U.S. Abortion Foes Say Christine Blasey Ford Should Be Heard

Supreme Court nominee Judge Brett Kavanaugh, who is scheduled to appear again before the Senate Judiciary Committee next week, leaves his Chevy Chase, Maryland, home Wednesday. (Win McNamee via Getty Images)
Supreme Court nominee Judge Brett Kavanaugh, who is scheduled to appear again before the Senate Judiciary Committee next week, leaves his Chevy Chase, Maryland, home Wednesday. (Win McNamee via Getty Images)

Judge Brett M. Kavanaugh’s confirmation to the U.S. Supreme Court could give the anti-abortion movement a clear path to dismantle Roe v. Wade, the 1973 decision that legalized abortion nationwide. Professor Christine Blasey Ford’s allegation that Kavanaugh sexually assaulted her when they were high school students has the potential to jeopardize Kavanaugh’s confirmation. But that doesn’t mean all abortion rights foes are entirely dismissing her. HuffPost reached out to members of the movement. Here’s what they had to say:

Jennifer Christie, anti-abortion speaker from Virginia

I became pregnant after a brutal sexual assault by a stranger 4½ years ago. There was not a question of abortion. It didn’t occur to [my husband and me]. Everyone’s telling you you’re crazy, this is a monster’s baby. That’s not the way it feels.

I think there’s a lot of concern — at least in the community that I work with —  that Judge Kavanaugh won’t do anything to overturn Roe v. WadeI’m holding off on judging completely, but I’m cynical.

I don’t think that a woman claiming sexual assault should ever be dismissed. I think Ford needs to be heard. That’s the bottom line.
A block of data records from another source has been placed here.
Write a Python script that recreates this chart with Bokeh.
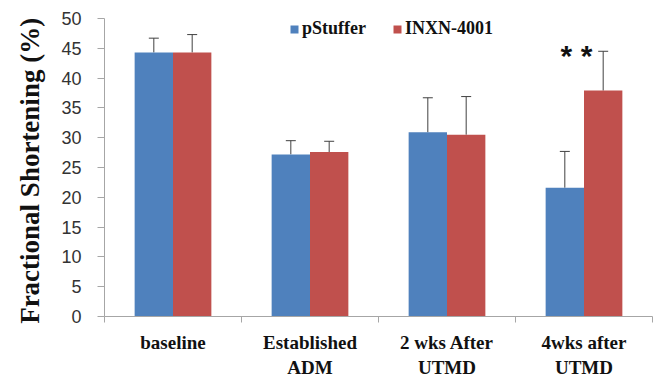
import numpy as np
from bokeh.plotting import figure
from bokeh.models import (ColumnDataSource, FixedTicker, Whisker, TeeHead,
                          Legend, LegendItem, Range1d)
from bokeh.core.properties import value
from bokeh.embed import file_html
from bokeh.resources import INLINE

categories = ["baseline", "Established\nADM", "2 wks After\nUTMD", "4wks after\nUTMD"]
series_names = ["pStuffer", "INXN-4001"]
pstuffer = [44.3, 27.2, 30.9, 21.6]
pstuffer_err = [2.4, 2.3, 5.8, 6.1]
inxn = [44.3, 27.6, 30.5, 37.9]
inxn_err = [3.0, 1.8, 6.4, 6.6]
y_ticks = [0, 5, 10, 15, 20, 25, 30, 35, 40, 45, 50]
star_label = "* *"
star_index = 3

BLUE = "#4F81BD"
RED = "#C0504D"
SERIF = "Liberation Serif"

idx = np.arange(len(categories))
centers = idx + 0.5
bw = 0.28

p = figure(width=654, height=380, output_backend="svg", toolbar_location=None,
           x_range=Range1d(0, len(categories)), y_range=Range1d(0, 50),
           min_border_left=104, min_border_right=2, min_border_top=18,
           min_border_bottom=62)
p.outline_line_color = None
p.xgrid.grid_line_color = None
p.ygrid.grid_line_color = None

src_a = ColumnDataSource(dict(x=centers - bw / 2, top=pstuffer,
                              upper=np.array(pstuffer) + np.array(pstuffer_err)))
src_b = ColumnDataSource(dict(x=centers + bw / 2, top=inxn,
                              upper=np.array(inxn) + np.array(inxn_err)))

ra = p.vbar(x="x", top="top", width=bw, source=src_a, fill_color=BLUE, line_color=None)
rb = p.vbar(x="x", top="top", width=bw, source=src_b, fill_color=RED, line_color=None)

for src in (src_a, src_b):
    w = Whisker(base="x", upper="upper", lower="top", source=src,
                line_color="#404040", line_width=1,
                upper_head=TeeHead(size=10, line_color="#404040", line_width=1),
                lower_head=None)
    p.add_layout(w)

# significance stars
p.text(x=[centers[star_index] + bw / 2 - 0.195], y=[inxn[star_index] + inxn_err[star_index]],
       text=[star_label], text_font=value("Liberation Sans"), text_font_size="30px",
       text_font_style="bold", text_align="center", text_baseline="middle",
       y_offset=4, text_color="#111111")

# x axis
xa = p.xaxis[0]
xa.ticker = FixedTicker(ticks=list(centers), minor_ticks=list(range(len(categories) + 1)))
xa.major_label_overrides = {float(c): lab for c, lab in zip(centers, categories)}
xa.major_tick_line_color = None
xa.major_tick_out = 0
xa.major_tick_in = 0
xa.minor_tick_line_color = "#A6A6A6"
xa.minor_tick_out = 6
xa.minor_tick_in = 0
xa.axis_line_color = "#A6A6A6"
xa.major_label_text_font = SERIF
xa.major_label_text_font_style = "bold"
xa.major_label_text_font_size = "19px"
xa.major_label_text_color = "#111111"
xa.major_label_standoff = 9

# y axis
ya = p.yaxis[0]
ya.ticker = FixedTicker(ticks=y_ticks)
ya.minor_tick_line_color = None
ya.major_tick_line_color = "#A6A6A6"
ya.major_tick_out = 7
ya.major_tick_in = 0
ya.axis_line_color = "#A6A6A6"
ya.major_label_text_font = "Liberation Sans"
ya.major_label_text_font_size = "18px"
ya.major_label_text_color = "#333333"
ya.major_label_standoff = 16
ya.axis_label = "Fractional  Shortening (%)"
ya.axis_label_text_font = SERIF
ya.axis_label_text_font_style = "bold"
ya.axis_label_text_font_size = "27px"
ya.axis_label_text_color = "#111111"
ya.axis_label_standoff = 13

legend = Legend(items=[LegendItem(label=series_names[0], renderers=[ra]),
                       LegendItem(label=series_names[1], renderers=[rb])],
                orientation="horizontal", location=(185, 277),
                glyph_width=10, glyph_height=10, spacing=26, padding=0, margin=0,
                label_standoff=3,
                label_text_font=SERIF, label_text_font_style="bold",
                label_text_font_size="18px", label_text_color="#111111",
                border_line_color=None, background_fill_alpha=0)
p.add_layout(legend)

open("out.html", "w").write(file_html(p, INLINE))
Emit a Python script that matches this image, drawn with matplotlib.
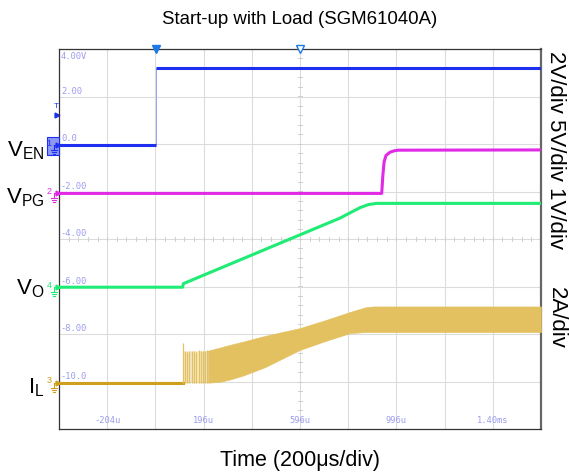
import matplotlib
matplotlib.use('Agg')
import matplotlib.pyplot as plt
import matplotlib.transforms as mtransforms
from matplotlib.patches import Rectangle
import numpy as np

plt.rcParams['font.family'] = ['Liberation Sans', 'DejaVu Sans']
plt.rcParams['mathtext.fontset'] = 'custom'
plt.rcParams['mathtext.rm'] = 'Liberation Sans'
plt.rcParams['mathtext.it'] = 'Liberation Sans'

W, H = 569, 473

# scope screen: time in us, vertical in screen volts (2 per div)
t_min, t_max = -404, 1596
v_min, v_max = -12, 4

# EN (ch1)
en_t = [-404, 0, 0, 1596]
en_v = [-0.05, -0.05, 3.19, 3.19]

# PG (ch2)
pg_t = [-404, 935, 940, 945, 953, 969, 985, 1003, 1596]
pg_v = [-2.08, -2.08, -1.3, -0.75, -0.48, -0.35, -0.29, -0.26, -0.25]

# VO (ch4)
vo_t = [-404, 109, 112, 762, 845, 880, 914, 1596]
vo_v = [-6.03, -6.03, -5.88, -3.12, -2.68, -2.55, -2.50, -2.50]

# IL (ch3) baseline, startup spikes and switching band envelope
il_base = -10.05
il_spike_t = [110, 119, 128, 137, 147, 156, 165, 175, 184, 193, 203, 212]
il_spike_top = [-8.38, -8.72, -8.75, -8.70, -8.72, -8.70, -8.75, -8.68, -8.72, -8.70, -8.70, -8.68]
il_t = [109, 214, 260, 300, 360, 450, 596, 700, 804, 866, 900, 1596]
il_top = [-8.72, -8.70, -8.58, -8.47, -8.32, -8.08, -7.75, -7.42, -7.07, -6.88, -6.84, -6.84]
il_bot = [-10.05, -10.05, -10.02, -9.93, -9.75, -9.40, -8.67, -8.30, -7.96, -7.92, -7.92, -7.92]

time_labels = ['-204u', '196u', '596u', '996u', '1.40ms']
time_label_t = [-204, 196, 596, 996, 1396]
volt_labels = ['4.00V', '2.00', '0.0', '-2.00', '-4.00', '-6.00', '-8.00', '-10.0']
volt_label_v = [4, 2, 0, -2, -4, -6, -8, -10]

c_en = '#1f2ff0'
c_pg = '#e02ae6'
c_vo = '#1fec74'
c_il = '#cf9f1e'
c_il_band = '#e3c160'
c_lab = '#9c9cf0'

fig = plt.figure(figsize=(W / 100, H / 100), dpi=100)
ax = fig.add_axes([59 / W, 44 / H, 482 / W, 380 / H])
ax.set_xlim(t_min, t_max)
ax.set_ylim(v_min, v_max)
ax.set_xticks([])
ax.set_yticks([])

# graticule
for t in np.arange(-204, 1596, 200):
    ax.axvline(t, color='#dcdcdc', lw=0.8, zorder=0)
for v in np.arange(-10, 4, 2):
    ax.axhline(v, color='#dcdcdc', lw=0.8, zorder=0)
for v in np.arange(-12, 4.01, 0.4):
    ax.plot([596 - 8, 596 + 8], [v, v], color='#cfcfcf', lw=0.7, zorder=0)
for t in np.arange(-404, 1597, 40):
    ax.plot([t, t], [-4 - 0.08, -4 + 0.08], color='#cfcfcf', lw=0.7, zorder=0)

for side in ['left', 'top', 'bottom']:
    ax.spines[side].set_color('#333333')
    ax.spines[side].set_linewidth(0.9)
ax.spines['right'].set_color('#666666')
ax.spines['right'].set_linewidth(1.6)

# scale labels inside the screen
for lab, v in zip(volt_labels, volt_label_v):
    if v == 4:
        ax.text(-396, v - 0.12, lab, color=c_lab, fontsize=6.3, family='DejaVu Sans Mono',
                ha='left', va='top')
    else:
        ax.text(-396, v + 0.03, lab, color=c_lab, fontsize=6.3, family='DejaVu Sans Mono',
                ha='left', va='bottom')
for lab, t in zip(time_labels, time_label_t):
    ax.text(t, -12 + 0.15, lab, color=c_lab, fontsize=6.3, family='DejaVu Sans Mono',
            ha='center', va='bottom')

# IL
ax.plot([t_min, il_t[0]], [il_base, il_base], color=c_il, lw=2.2, zorder=3)
ax.fill_between(il_t[:2], [il_base, il_base], il_top[:2], color=c_il_band, alpha=0.35, lw=0, zorder=2)
ax.vlines(il_spike_t, il_base, il_spike_top, color=c_il_band, lw=0.9, zorder=3)
ax.fill_between(il_t[1:], il_bot[1:], il_top[1:], color=c_il_band, lw=0.4, edgecolor=c_il_band, zorder=3)

# VO, PG, EN
ax.plot(vo_t, vo_v, color=c_vo, lw=2.2, zorder=4, solid_capstyle='butt')
ax.plot(pg_t, pg_v, color=c_pg, lw=2.2, zorder=4, solid_capstyle='butt')
ax.plot(en_t[:2], en_v[:2], color=c_en, lw=2.2, zorder=5, solid_capstyle='butt')
ax.plot(en_t[2:], en_v[2:], color=c_en, lw=2.2, zorder=5, solid_capstyle='butt')
ax.vlines(en_t[1], en_v[1], en_v[2], color='#9aa4f0', lw=0.7, zorder=4)

# trigger and center markers at top
ax.plot([0], [4], marker='v', color='#1e78e6', ms=6, clip_on=False, zorder=6)
ax.plot([596], [4], marker='v', mfc='white', mec='#1e78e6', ms=6, clip_on=False, zorder=6)

# channel ground markers left of the screen
tr = mtransforms.blended_transform_factory(fig.transFigure, ax.transData)
dy = 2 / 47.5
fx = lambda x: x / W


def ground_marker(v, color, num, boxed=False):
    if boxed:
        ax.add_patch(Rectangle((fx(46.7), v - 10 * dy), fx(12.6), 18 * dy, transform=tr,
                               facecolor='#8c98f2', edgecolor=color, lw=0.8, clip_on=False, zorder=5))
    ax.text(fx(49), v + 2 * dy, num, color=color, fontsize=6.5, ha='center', va='center',
            transform=tr, clip_on=False, zorder=6)
    ax.plot([fx(53.5), fx(58)], [v, v], color=color, lw=0.8, transform=tr, clip_on=False, zorder=6)
    ax.plot([fx(57.5)], [v], marker='>', color=color, ms=3.5, transform=tr, clip_on=False, zorder=6)
    ax.plot([fx(54), fx(54)], [v, v - 5 * dy], color=color, lw=0.8, transform=tr, clip_on=False, zorder=6)
    for k, hw in enumerate([3.3, 2.0, 0.8]):
        yy = v - (5 + 2 * k) * dy
        ax.plot([fx(54 - hw), fx(54 + hw)], [yy, yy], color=color, lw=0.8, transform=tr,
                clip_on=False, zorder=6)


ground_marker(en_v[0], c_en, '1', boxed=True)
ground_marker(pg_v[0], c_pg, '2')
ground_marker(vo_v[0], c_vo, '4')
ground_marker(il_base, c_il, '3')

# trigger level marker
ax.text(fx(56), 1.22 + 9 * dy, 'T', color=c_en, fontsize=6, ha='center', va='center',
        transform=tr, clip_on=False)
ax.plot([fx(56.5)], [1.22], marker='>', color=c_en, ms=3.5, transform=tr, clip_on=False)

# channel names
fig.text(44 / W, 1 - 156 / H, r'$\mathrm{V_{EN}}$', fontsize=16, ha='right', va='baseline')
fig.text(44 / W, 1 - 203 / H, r'$\mathrm{V_{PG}}$', fontsize=16, ha='right', va='baseline')
fig.text(44 / W, 1 - 294 / H, r'$\mathrm{V_{O}}$', fontsize=16, ha='right', va='baseline')
fig.text(44 / W, 1 - 393 / H, r'$\mathrm{I_{L}}$', fontsize=16, ha='right', va='baseline')

# scale annotations on the right
fig.text(556 / W, 1 - 150 / H, '2V/div 5V/div 1V/div', fontsize=16, rotation=270,
         ha='center', va='center')
fig.text(556 / W, 1 - 318 / H, '2A/div', fontsize=16, rotation=270, ha='center', va='center')

fig.text(300 / W, 1 - 20 / H, 'Start-up with Load (SGM61040A)', fontsize=13.4,
         ha='center', va='center')
fig.text(300 / W, 1 - 460 / H, 'Time (200μs/div)', fontsize=15.5, ha='center', va='center')

fig.savefig('out.png', dpi=100)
And Kavanaugh also needs to have an opportunity for a fair trial.

We’re always accused of inventing stories or trying to bring people down, so I would never say that about another woman. But also, as the mother of four sons, I worry all it takes is an allegation and their lives are over.

Unfortunately, a lot of people are like, “well, why did Ford wait so many years?” I don’t think that’s a credible argument at all. It’s incredibly difficult for a woman to come forward about something like this.

I’d like to think, as a movement, we are not jumping to side with Kavanaugh or dismissing a woman’s allegation. In my circles, we’re just waiting to see. We want justice to be served.

Rebecca Kiessling, president of Save The 1

I believe that she needs to have an opportunity to be heard but disappointed to hear she won’t testify on Monday. [The accuser, who goes by Christine Blasey professionally, said through attorneys that she wants the FBI to investigate before testifying.] I was definitely concerned there could have been a potential for blocking a nomination because of an anonymous allegation. That’s not our system of justice.

I’m torn, because I’ve always said how important it is to give rape victims the benefit of the doubt. My own dear mother was a rape victim. My biological father was never convicted. But, in my situation, my mother told people right away. She told family members, friends, she went to the police, it’s in my adoption records. I know there are situations where women bury it and don’t say anything for years …. I know that’s really, really common.

I feel for women who have held this secret for so many years. It’s not easy. We’ll see what happens during the committee hearing, whether she’ll ultimately be willing to testify. I understand that’s going to be difficult, but you can’t expect to block a Supreme Court nomination with anonymous allegations.